Feeling guilty, Louis agrees to let Antoinette buy Saint-Cloud, and resigns himself to possibly having a son that is not his, but will at least be healthy, as his heir.

When Antoinette visits Saint-Cloud for the first time, she is startled to find Orléans there with his son. He spent much of his childhood there. He wants to be friends with Antoinette again, but she tells him she will never forgive him. So he reveals that he has evidence from Beaumarchais and a chambermaid that the child she is carrying is Fersen’s, not Louis’ – and receives a slap. He tells her that he can persuade the public, if not Louis, that the child is hers through printing presses – but he wants an assurance that his son can marry her daughter.
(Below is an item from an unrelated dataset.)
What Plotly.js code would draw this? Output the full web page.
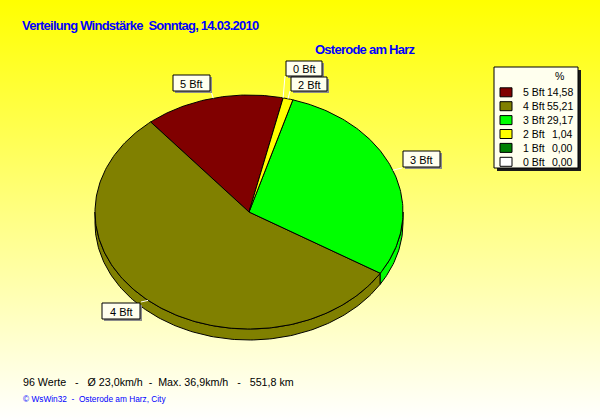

Antoinette tells him that her daughter will make her own choice of husband.

Orléans goes to the presses anyway, and has cartoons printed lambasting Antoinette for her lavish expenditure on Saint-Cloud. When Antoinette arrives for her first stay at the estate, she finds carriages burning in front of it, lit on fire by an associate of Orléans.

Orléans’ mistress, Félicité, is annoyed that he is giving up his pursuit of liberty and governmental reform due to his obsession by Antoinette. She has surmised that Cagliostro is a Freemason and asks for his help in spurring revolution, offering to pay him.

Antoinette is also thinking of her legacy. She has commissioned the painter Élisabeth Vigée Le Brun to paint her portrait, even though it is supposed to be done by a member of the academy; so Antoinette forces the academy to admit Le Brun.

Antoinette wants to tell Louis that her child might be Fersen’s, lest Orléans does – but Yolande warns her not to. Antoinette gives birth to a son, and no one says anything.

Meanwhile, Rohan has bought Jeanne a bejeweled bracelet on behalf of the queen, with whom he thinks he is corresponding. He notes to her that the jeweler Boehmer is planning to break up his diamond necklace because no one will buy it, given its expense. Jeanne springs into action and sends a letter to Rohan from Antoinette asking him to buy the necklace for the queen – she can’t risk the public knowing that she bought it herself, but she wants it.

While Jeanne waits for a reply, a man she has sent for to help with the necklace finally arrives. It’s her husband, Nicolas La Motte – and he implies that he thought she died in Belize, taking money from him while faking her death.

Rohan’s response arrives. He will buy the necklace for Antoinette – but he wants to meet with her first to discuss the details.